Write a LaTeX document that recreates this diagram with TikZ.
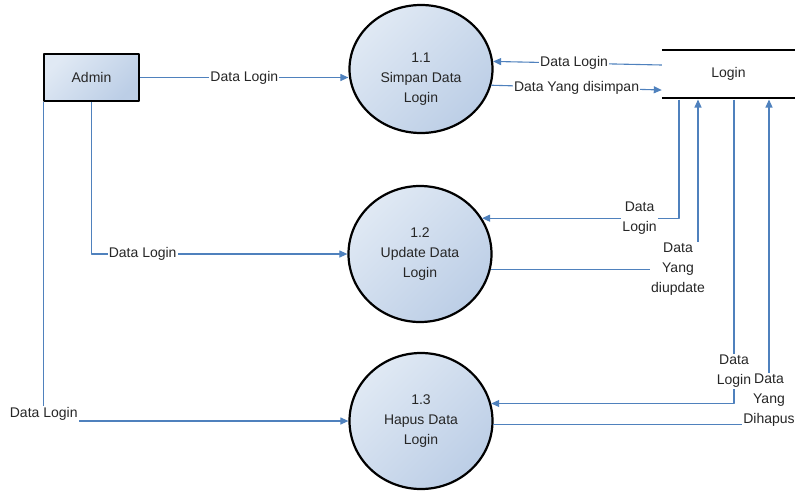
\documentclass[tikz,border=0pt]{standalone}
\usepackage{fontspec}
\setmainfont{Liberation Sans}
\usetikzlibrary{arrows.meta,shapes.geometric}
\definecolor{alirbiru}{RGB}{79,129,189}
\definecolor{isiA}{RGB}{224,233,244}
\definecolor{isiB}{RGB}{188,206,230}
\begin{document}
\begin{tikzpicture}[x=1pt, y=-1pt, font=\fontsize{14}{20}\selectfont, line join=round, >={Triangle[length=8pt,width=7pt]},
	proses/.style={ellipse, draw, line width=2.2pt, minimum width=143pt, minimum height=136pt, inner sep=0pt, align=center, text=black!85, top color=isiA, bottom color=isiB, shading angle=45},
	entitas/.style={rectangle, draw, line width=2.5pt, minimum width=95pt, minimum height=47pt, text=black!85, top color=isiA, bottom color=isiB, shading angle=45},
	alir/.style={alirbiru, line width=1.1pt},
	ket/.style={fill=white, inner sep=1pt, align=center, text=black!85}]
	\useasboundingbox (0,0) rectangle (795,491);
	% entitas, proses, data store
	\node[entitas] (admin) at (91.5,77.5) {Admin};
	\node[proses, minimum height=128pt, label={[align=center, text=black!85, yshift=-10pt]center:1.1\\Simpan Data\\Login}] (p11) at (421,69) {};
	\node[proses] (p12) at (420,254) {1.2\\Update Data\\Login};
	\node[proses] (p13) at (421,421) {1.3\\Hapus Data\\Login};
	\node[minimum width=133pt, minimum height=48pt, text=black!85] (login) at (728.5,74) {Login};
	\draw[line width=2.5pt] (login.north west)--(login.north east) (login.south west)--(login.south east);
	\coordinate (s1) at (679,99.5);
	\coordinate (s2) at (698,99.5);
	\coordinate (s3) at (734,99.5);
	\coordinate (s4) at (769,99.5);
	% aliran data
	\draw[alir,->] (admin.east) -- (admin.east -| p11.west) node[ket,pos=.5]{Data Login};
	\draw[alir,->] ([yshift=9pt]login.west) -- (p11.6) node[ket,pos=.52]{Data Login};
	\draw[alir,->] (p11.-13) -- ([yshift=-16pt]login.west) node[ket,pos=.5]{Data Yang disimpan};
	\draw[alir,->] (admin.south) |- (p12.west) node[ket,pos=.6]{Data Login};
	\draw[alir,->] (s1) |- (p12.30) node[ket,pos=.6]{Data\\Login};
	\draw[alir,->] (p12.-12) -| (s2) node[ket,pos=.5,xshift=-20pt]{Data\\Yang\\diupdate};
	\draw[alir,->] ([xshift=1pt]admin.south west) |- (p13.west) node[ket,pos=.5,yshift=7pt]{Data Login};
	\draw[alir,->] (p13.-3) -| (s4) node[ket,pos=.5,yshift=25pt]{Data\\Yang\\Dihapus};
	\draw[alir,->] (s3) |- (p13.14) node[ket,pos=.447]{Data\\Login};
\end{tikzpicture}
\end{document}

==============================

* [DIRECTION] Write the listing out a second time exactly, dropping all images.

* [REPLY TO THE TASK]
Write a LaTeX document that recreates this diagram with TikZ.
\documentclass[tikz,border=0pt]{standalone}
\usepackage{fontspec}
\setmainfont{Liberation Sans}
\usetikzlibrary{arrows.meta,shapes.geometric}
\definecolor{alirbiru}{RGB}{79,129,189}
\definecolor{isiA}{RGB}{224,233,244}
\definecolor{isiB}{RGB}{188,206,230}
\begin{document}
\begin{tikzpicture}[x=1pt, y=-1pt, font=\fontsize{14}{20}\selectfont, line join=round, >={Triangle[length=8pt,width=7pt]},
	proses/.style={ellipse, draw, line width=2.2pt, minimum width=143pt, minimum height=136pt, inner sep=0pt, align=center, text=black!85, top color=isiA, bottom color=isiB, shading angle=45},
	entitas/.style={rectangle, draw, line width=2.5pt, minimum width=95pt, minimum height=47pt, text=black!85, top color=isiA, bottom color=isiB, shading angle=45},
	alir/.style={alirbiru, line width=1.1pt},
	ket/.style={fill=white, inner sep=1pt, align=center, text=black!85}]
	\useasboundingbox (0,0) rectangle (795,491);
	% entitas, proses, data store
	\node[entitas] (admin) at (91.5,77.5) {Admin};
	\node[proses, minimum height=128pt, label={[align=center, text=black!85, yshift=-10pt]center:1.1\\Simpan Data\\Login}] (p11) at (421,69) {};
	\node[proses] (p12) at (420,254) {1.2\\Update Data\\Login};
	\node[proses] (p13) at (421,421) {1.3\\Hapus Data\\Login};
	\node[minimum width=133pt, minimum height=48pt, text=black!85] (login) at (728.5,74) {Login};
	\draw[line width=2.5pt] (login.north west)--(login.north east) (login.south west)--(login.south east);
	\coordinate (s1) at (679,99.5);
	\coordinate (s2) at (698,99.5);
	\coordinate (s3) at (734,99.5);
	\coordinate (s4) at (769,99.5);
	% aliran data
	\draw[alir,->] (admin.east) -- (admin.east -| p11.west) node[ket,pos=.5]{Data Login};
	\draw[alir,->] ([yshift=9pt]login.west) -- (p11.6) node[ket,pos=.52]{Data Login};
	\draw[alir,->] (p11.-13) -- ([yshift=-16pt]login.west) node[ket,pos=.5]{Data Yang disimpan};
	\draw[alir,->] (admin.south) |- (p12.west) node[ket,pos=.6]{Data Login};
	\draw[alir,->] (s1) |- (p12.30) node[ket,pos=.6]{Data\\Login};
	\draw[alir,->] (p12.-12) -| (s2) node[ket,pos=.5,xshift=-20pt]{Data\\Yang\\diupdate};
	\draw[alir,->] ([xshift=1pt]admin.south west) |- (p13.west) node[ket,pos=.5,yshift=7pt]{Data Login};
	\draw[alir,->] (p13.-3) -| (s4) node[ket,pos=.5,yshift=25pt]{Data\\Yang\\Dihapus};
	\draw[alir,->] (s3) |- (p13.14) node[ket,pos=.447]{Data\\Login};
\end{tikzpicture}
\end{document}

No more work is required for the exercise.